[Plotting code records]

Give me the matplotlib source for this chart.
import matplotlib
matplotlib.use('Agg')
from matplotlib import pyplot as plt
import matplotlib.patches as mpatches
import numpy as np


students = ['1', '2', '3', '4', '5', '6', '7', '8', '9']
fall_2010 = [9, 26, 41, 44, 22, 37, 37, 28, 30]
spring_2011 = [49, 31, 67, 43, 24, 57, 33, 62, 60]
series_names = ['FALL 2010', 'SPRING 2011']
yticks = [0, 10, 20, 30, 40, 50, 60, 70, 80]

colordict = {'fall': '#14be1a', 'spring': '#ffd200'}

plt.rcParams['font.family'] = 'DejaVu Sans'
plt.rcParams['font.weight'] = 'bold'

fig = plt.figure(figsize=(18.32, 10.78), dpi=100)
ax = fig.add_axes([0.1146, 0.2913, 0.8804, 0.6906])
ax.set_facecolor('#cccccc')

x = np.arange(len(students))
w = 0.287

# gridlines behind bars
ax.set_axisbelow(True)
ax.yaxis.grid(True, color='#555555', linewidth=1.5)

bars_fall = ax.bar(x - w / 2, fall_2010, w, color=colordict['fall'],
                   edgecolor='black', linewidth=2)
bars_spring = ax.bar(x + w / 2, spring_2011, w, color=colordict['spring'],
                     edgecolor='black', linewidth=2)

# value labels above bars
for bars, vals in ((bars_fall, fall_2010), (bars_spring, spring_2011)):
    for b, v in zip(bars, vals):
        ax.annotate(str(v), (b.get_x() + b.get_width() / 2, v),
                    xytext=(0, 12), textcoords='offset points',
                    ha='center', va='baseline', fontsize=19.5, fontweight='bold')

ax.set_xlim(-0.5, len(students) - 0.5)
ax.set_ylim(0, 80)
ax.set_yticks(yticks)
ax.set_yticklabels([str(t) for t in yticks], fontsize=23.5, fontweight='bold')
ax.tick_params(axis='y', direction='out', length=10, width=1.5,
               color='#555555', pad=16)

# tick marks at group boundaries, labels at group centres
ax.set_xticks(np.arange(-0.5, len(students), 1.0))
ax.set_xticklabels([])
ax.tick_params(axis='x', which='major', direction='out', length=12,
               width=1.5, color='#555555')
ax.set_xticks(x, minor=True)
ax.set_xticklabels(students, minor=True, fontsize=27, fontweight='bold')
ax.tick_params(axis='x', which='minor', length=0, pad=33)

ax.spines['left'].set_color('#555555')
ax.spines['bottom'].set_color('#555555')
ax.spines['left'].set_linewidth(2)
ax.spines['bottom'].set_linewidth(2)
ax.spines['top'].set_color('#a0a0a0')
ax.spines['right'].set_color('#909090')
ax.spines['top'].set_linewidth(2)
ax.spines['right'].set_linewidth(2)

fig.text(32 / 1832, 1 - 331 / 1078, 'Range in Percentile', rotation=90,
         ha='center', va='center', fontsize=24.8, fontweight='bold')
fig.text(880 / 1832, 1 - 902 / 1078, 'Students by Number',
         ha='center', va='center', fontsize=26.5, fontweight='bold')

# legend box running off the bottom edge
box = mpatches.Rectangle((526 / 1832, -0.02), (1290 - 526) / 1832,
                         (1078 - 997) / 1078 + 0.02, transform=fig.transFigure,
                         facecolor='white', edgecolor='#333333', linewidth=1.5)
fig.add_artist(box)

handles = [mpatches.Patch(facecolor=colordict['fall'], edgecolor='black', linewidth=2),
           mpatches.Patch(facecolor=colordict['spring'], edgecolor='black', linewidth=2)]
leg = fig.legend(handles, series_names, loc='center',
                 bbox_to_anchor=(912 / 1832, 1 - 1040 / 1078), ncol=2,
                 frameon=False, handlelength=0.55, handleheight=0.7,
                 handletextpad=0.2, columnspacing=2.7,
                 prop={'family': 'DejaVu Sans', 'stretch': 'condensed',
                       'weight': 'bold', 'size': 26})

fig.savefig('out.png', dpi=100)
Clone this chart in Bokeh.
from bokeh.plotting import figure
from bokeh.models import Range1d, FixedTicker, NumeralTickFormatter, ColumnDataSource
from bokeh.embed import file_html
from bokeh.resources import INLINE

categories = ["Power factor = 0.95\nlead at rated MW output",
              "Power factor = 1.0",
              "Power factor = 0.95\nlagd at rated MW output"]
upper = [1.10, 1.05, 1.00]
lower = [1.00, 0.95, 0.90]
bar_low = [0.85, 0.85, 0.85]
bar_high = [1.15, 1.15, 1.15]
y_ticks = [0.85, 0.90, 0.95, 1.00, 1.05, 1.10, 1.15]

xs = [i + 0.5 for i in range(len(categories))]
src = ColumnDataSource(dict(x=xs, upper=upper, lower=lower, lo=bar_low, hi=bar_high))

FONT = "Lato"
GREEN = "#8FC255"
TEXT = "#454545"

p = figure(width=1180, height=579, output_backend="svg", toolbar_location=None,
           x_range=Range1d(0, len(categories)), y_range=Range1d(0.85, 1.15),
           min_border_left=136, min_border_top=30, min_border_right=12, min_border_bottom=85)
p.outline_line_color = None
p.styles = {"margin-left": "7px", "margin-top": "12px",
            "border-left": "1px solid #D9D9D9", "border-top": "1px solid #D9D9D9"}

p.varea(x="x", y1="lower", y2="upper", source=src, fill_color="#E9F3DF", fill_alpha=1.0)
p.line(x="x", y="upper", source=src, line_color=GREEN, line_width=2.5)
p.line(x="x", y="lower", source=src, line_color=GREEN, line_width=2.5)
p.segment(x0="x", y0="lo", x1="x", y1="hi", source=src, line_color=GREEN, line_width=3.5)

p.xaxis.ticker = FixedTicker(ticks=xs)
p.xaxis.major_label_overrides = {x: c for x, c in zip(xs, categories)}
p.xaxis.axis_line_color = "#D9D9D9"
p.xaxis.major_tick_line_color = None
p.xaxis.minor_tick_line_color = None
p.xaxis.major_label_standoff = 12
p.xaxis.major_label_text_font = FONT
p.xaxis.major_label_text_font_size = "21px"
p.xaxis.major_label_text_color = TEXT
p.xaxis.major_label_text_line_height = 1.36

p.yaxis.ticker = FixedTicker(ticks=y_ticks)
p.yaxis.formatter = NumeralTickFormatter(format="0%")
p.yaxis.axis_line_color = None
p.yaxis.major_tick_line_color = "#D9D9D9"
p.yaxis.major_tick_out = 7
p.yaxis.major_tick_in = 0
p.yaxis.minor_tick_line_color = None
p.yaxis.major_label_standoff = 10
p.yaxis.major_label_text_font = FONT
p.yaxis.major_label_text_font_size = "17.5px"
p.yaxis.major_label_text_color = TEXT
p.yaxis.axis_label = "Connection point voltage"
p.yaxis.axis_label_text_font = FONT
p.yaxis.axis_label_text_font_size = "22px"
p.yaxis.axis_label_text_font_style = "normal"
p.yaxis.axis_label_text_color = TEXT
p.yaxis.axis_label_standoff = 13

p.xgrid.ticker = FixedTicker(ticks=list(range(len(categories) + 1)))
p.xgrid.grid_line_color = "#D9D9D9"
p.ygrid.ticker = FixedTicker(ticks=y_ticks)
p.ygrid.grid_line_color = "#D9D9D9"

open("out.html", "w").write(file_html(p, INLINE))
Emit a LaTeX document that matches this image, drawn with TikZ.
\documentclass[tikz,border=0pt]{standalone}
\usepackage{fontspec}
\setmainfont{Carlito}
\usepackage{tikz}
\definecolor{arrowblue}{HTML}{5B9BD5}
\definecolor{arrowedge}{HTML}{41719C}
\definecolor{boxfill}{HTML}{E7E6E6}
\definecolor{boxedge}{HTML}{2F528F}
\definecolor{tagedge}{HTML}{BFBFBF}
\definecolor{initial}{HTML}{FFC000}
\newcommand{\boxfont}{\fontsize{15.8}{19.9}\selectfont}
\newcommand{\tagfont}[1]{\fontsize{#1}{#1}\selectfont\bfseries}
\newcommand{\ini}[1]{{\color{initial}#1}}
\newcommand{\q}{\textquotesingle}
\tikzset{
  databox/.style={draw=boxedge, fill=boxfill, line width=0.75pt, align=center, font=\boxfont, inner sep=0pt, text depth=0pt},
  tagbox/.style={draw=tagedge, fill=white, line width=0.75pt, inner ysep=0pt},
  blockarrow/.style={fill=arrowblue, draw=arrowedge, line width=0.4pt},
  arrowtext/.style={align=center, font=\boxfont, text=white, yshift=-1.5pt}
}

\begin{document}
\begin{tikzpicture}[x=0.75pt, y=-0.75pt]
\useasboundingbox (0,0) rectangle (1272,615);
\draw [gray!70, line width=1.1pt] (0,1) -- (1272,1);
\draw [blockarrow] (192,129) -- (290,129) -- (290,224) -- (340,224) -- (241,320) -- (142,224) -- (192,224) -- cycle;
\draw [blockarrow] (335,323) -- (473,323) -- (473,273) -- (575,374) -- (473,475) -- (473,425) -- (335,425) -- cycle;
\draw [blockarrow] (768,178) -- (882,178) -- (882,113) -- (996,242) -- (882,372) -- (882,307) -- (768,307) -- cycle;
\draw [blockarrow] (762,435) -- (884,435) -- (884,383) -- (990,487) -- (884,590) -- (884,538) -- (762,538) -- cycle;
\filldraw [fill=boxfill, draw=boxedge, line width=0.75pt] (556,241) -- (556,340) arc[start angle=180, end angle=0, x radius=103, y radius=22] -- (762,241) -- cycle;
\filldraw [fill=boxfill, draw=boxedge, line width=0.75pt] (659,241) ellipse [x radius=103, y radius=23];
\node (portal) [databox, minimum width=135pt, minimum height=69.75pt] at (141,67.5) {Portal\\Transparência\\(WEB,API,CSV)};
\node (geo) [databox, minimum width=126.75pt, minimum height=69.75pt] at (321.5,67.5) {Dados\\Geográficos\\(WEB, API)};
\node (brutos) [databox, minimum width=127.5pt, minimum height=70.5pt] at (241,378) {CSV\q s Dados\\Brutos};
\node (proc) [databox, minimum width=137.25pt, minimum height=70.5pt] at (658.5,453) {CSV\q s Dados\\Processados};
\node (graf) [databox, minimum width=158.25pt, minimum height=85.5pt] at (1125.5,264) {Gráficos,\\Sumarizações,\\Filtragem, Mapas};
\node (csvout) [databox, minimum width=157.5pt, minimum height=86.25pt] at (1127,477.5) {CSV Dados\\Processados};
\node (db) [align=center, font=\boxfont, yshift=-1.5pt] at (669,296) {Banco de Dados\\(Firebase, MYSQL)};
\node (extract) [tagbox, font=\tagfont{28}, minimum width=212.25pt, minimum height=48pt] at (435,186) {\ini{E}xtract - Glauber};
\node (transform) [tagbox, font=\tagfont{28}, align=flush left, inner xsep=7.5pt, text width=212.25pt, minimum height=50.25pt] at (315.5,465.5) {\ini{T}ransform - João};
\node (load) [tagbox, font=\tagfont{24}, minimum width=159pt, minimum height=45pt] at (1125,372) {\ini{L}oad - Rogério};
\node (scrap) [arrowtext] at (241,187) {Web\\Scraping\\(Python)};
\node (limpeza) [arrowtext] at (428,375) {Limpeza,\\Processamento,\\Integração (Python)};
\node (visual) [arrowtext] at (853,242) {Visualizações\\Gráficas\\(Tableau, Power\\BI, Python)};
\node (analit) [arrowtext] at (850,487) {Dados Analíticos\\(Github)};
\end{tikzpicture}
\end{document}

-- Instructions to follow --
Only the lines from the one with "Clone this chart in Bokeh." up to the one with "from bokeh.resources import INLINE" should be repeated, both included, exactly as they appear.

-- Written answer --
Clone this chart in Bokeh.
from bokeh.plotting import figure
from bokeh.models import Range1d, FixedTicker, NumeralTickFormatter, ColumnDataSource
from bokeh.embed import file_html
from bokeh.resources import INLINE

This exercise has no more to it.